Adaptive kernel fuzzy clustering for missing data

Primary LanguageC

Adaptive kernel fuzzy clustering for missing data

In this work, the Fuzzy C-means clustering algorithm is used considering the kernelization of the metric with local adaptive distances (VKFCM-K-LP) under three types of strategies to deal with missing data, Whole Data Strategy (WDS), Partial Distance Strategy (PDS) and Optimal Completion Strategy (OCS).

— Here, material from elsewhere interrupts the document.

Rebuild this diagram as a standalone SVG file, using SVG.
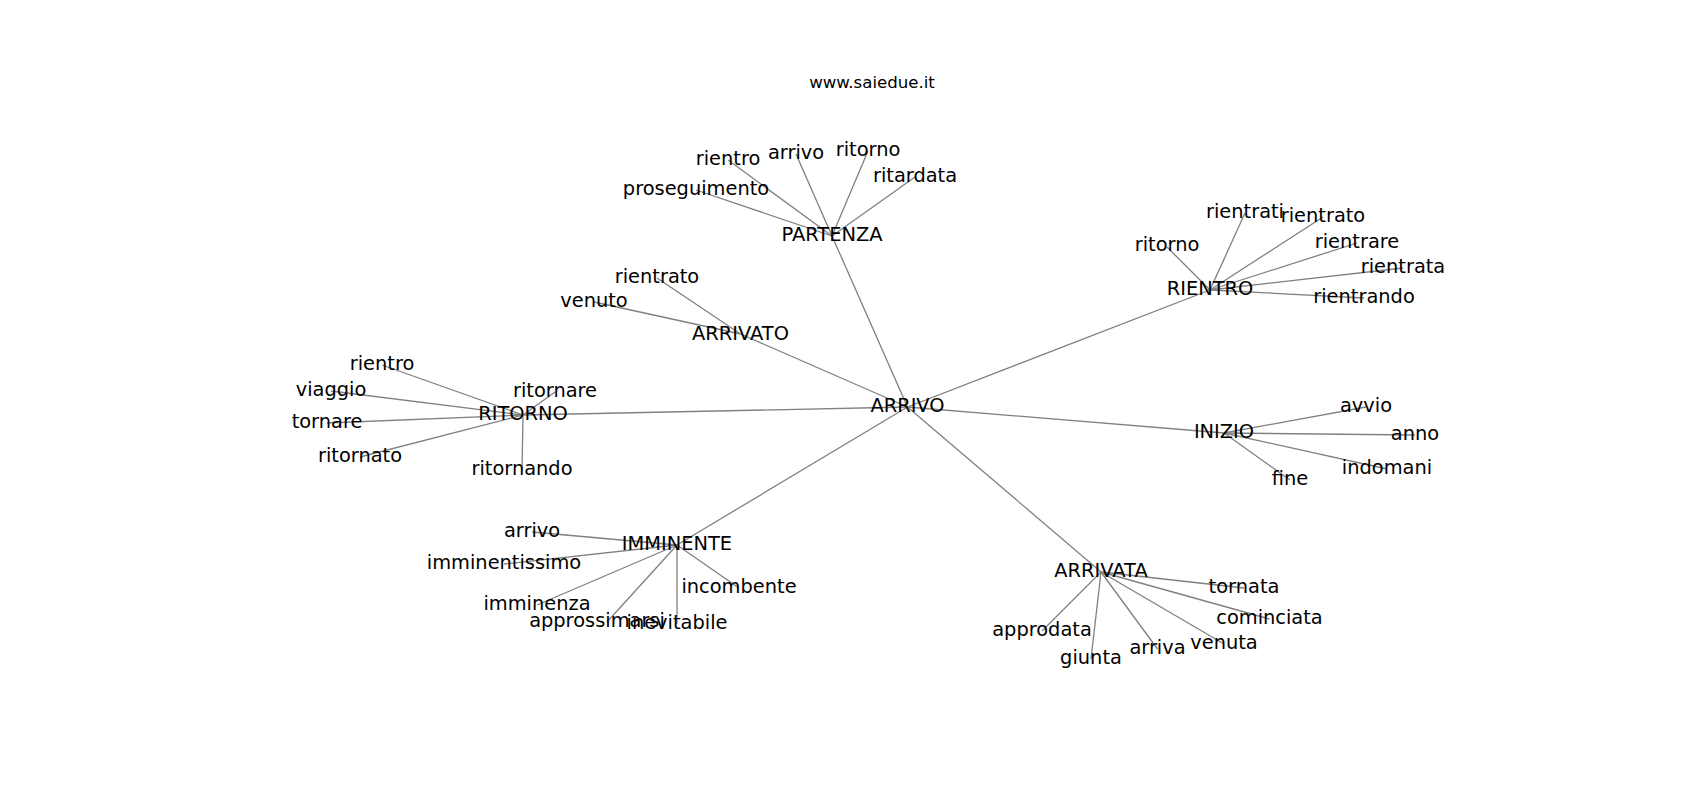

Step by step to execute VKFCM-K-LP with WDS, PDS and OCS strategies

Example with the iris dataset with 5% missings

  1. In a file with a .sh extension, the following arguments are passed
    ./vkfcm-k-lp irisNA5.data r-iris5.txt iris.par iris.sig idx-iris5.txt
    • vkfcm-k-lp: run the executable on linux for example
    • irisNA5.data: missing dataset
    • r-iris5.txt: is the name of the file that will store the results
    • iris.par: is the simulation configuration file
    • iris.sig: is a file with sigma values
    • idx-iris5.txt: is a file to store the values of the CR, F-Measure and OERC indexes of each repetition.
  2. The iris.par file must have the following structure
    150 5 3 2.0 300 1e-10 100
    • 150: is the number of observations
    • 5: is the number of variables
    • 2.0: is the fuzzy exponent
    • 300: is the maximum number of iterations of the algorithm
    • 1e-10: is the tolerance for convergence
    • 100: is the number of repetitions.
  3. To execute the OCS strategy it is necessary to add the bdimput5.txt argument in the .sh file
    ./vkfcm-k-lp irisNA5.data r-iris5.txt iris.par iris.sig idx-iris5.txt bdimput5.txt
    • bdimput5.txt: is the complete dataset with missings imputed by the OCS strategy.